1. Reputational damage

The underappreciated part of reputational damage is how fast and far it spreads.

It spreads fast because the risk of interacting with a terrible company surpass the gains of interacting with a great one. Tell me a restaurant is amazing and there’s maybe a 30% chance I try it, someday. Tell me it’s terrible and there’s a 90% chance I don’t. The hurdle to keep someone away from something is lower than getting someone to try something. So people are more gullible to negative reputational gossip than upside potential, and bad news spreads fast. Bank runs are a good example. It’s why pessimism outsells optimism. And it’s why reputational harm is so damaging.

It spreads far because reputation is the only common denominator between all stakeholders – customers, employees, shareholders, suppliers, regulators, etc. The more successful you are the more people want to be associated with you, which is great. But that’s equally powerful in reverse. To generalize only slightly: No one wants to shop at Sears. No one wants to work at Sears. No one wants to invest in Sears. No one wants to partner with Sears. No one wants a Sears in their neighborhood. Poor reputation is like a a debt that doesn’t show up on the balance sheet and is the only thing that can repel so many different people.

Solomon Brothers got into trouble 30 years ago. Warren Buffett, who was a big shareholder, took over as CEO and told employees: “Lose money for the firm and I will be understanding. Lose a shred of reputation for the firm and I will be ruthless.”

2. Illiquidity

“The only unforgivable sin in business is to run out of cash,” said Harold Geneen.

There’s a more innocent version of this that affects many of us.

Progress is cyclical, and if you have the cash to endure a cycle then the ugly parts of it – lower prices, less competition, etc. – become opportunities that offset the pain. It’s only when you’re out of cash that the nasty side of cycles are just nasty.

If the price of an asset falls and you can’t take advantage of it, either through an opportune purchase or as part of dollar cost averaging, then it’s fall just sucks. It is pure downside, no fun, no gain. Reinvested dividends on a declining stock price can be an offset. But that just highlights how having and using cash can counteract the pain of decline.

A cousin of this problem is underappreciating that cash isn’t just a low-yielding asset; it’s the barrier that prevents you from being forced to sell higher-yielding assets, and that makes the real return on cash higher than it appears. A miserable event with no offset, no silver lining, is when the economy stalls and asset prices fall, and because the economy stalls you lose your job, and because you lose your job you have to sell assets at low prices, all because you didn’t have enough cash. Unforgivable.

3. A toxic workplace

Many of the smartest German scientists and engineers saw what was happening to their country in the 1930s and said, “I’m out of here.” As Albert Einstein and his family fled Germany in 1932, he told his wife, “Turn around, you will never see it again!”

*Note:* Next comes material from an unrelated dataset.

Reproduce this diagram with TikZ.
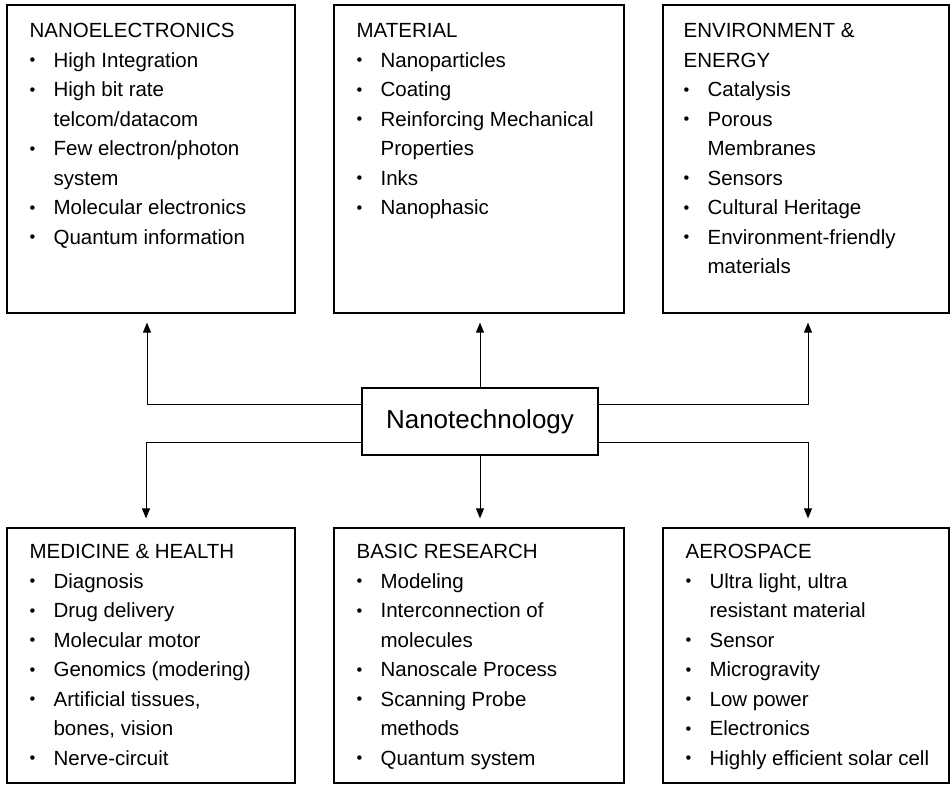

A journalist asked Hitler in 1931 what Germany would do when the smartest brains left the country. “I’ll be the brains,” he allegedly replied.

Scale back the stakes by endless orders of magnitude and this kind of stuff happens in companies too.

There is no offset, no upside, no silver lining to a toxic work culture because the smartest employees will always have an option to go somewhere else, which is a downward spiral for companies that’s hard to recover from. This is increasingly true as more jobs shift from commoditized physical work to niche knowledge work.

There are many forms of toxic turnoffs beyond the obvious discrimination, harassment, low pay, and maniacal bosses.

Profits that come from exploiting customers is a turnoff.

Accepting ideas based on seniority rather than merit is a turnoff.

Bureaucracy is a turnoff.

Boredom and monotony are turnoffs.

Once the best employees leave the office becomes less exciting for second-tier talent. Once they leave the third tier finds greener pastures, and on and on. Negative compounding. No offset, pure loss.